Over the course of the next year, the Glendale, Ridgewood, Middle Village, Liberty Park and Maspeth roadways are expected to undergo a transformation with the addition of bike lanes, racks, sharrows and more bicycle infrastructure.
Wayne Betz, a resident of 79th Place, rides his 1980 Peugeot throughout the neighborhood on a daily basis, and joined the planning session to advocate for safer streets.
“Some more bike lanes through Queens would be nice because it’s getting a little dangerous, especially when you’re on Woodhaven Boulevard and cars come up behind you and lay on the horn,” Betz said. “It can get a little scary out there.”
While recently riding his bike again after an accident several years ago, Betz is hopeful that installing new lanes and sharrows will also make the streets a safer place.
“The roads, forget about it,” he said. “You’ve got holes coming around the corner, you’ve got sewers opened up.

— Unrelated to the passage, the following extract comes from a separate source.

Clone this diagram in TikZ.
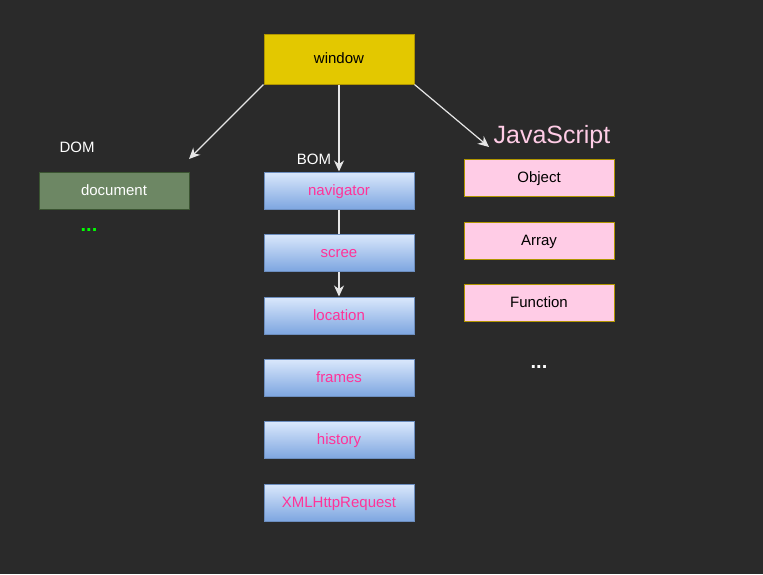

There is room for improvement.”
Representatives of the Department of Transportation (DOT) and Department of City Planning (DCP) met with dozens of board 5 residents and board members to discuss safe bike routes in the district on Saturday afternoon at Maspeth High School on 74th St.
Jack Schmitt, director of DCP's Transportation Division, led the discussion by providing maps of the community for residents to mark their current daily commute, areas where they wanted to see accommodations for riders, and places they feel are too dangerous.
“This is new ground,” Schmitt said, explaining that this is only the second time in the borough where DOT had used a community forum to help develop bike lanes. “What they’re trying to really create are pieces of the network, rather than a lane on this street because somebody asked for it.”
Some residents were concerned that several streets have not yet received bike infrastructure because they are so poorly paved.
Hilary Gietz, DOT borough planner for Queens, assured the community that any plans toward installing new lanes would be done with consideration and often organize repaving to ensure safety.
“We do try to coordinate our efforts through our different operational groups,” Gietz said. “However if the street isn’t up for resurfacing yet, but we want to get a bike lane in as soon as possible, we are more likely to do that. If we do resurface, we put the bike lane back in.”
Some suggested Flushing Avenue as a possible route to connect with Bushwick and Williamsburg, while roads like Metropolitan and Myrtle avenues were typically marked off the list due to heavy traffic and narrow streets.
Justin Todd Patrick, an avid bicyclist and Ridgewood resident, joined in the planning process and pointed out Cooper Avenue as a possible east-to-west alternative to Myrtle Avenue.
“Nobody’s going to want to let you take parking away from Myrtle and you really can’t put a realistic bike lane on there,” Patrick said.
Following the meeting, residents presented their maps and gave the city representatives their final input on the project before a comprehensive study of the region begins.
“Anything that is going to put some bike lanes down is useful,” Patrick said. “I don’t think one three-hour session is going to cover it all, but at least it clears up. Whether or not it all gets done perfectly remains to be seen, but I’m glad we were able to give them our input.”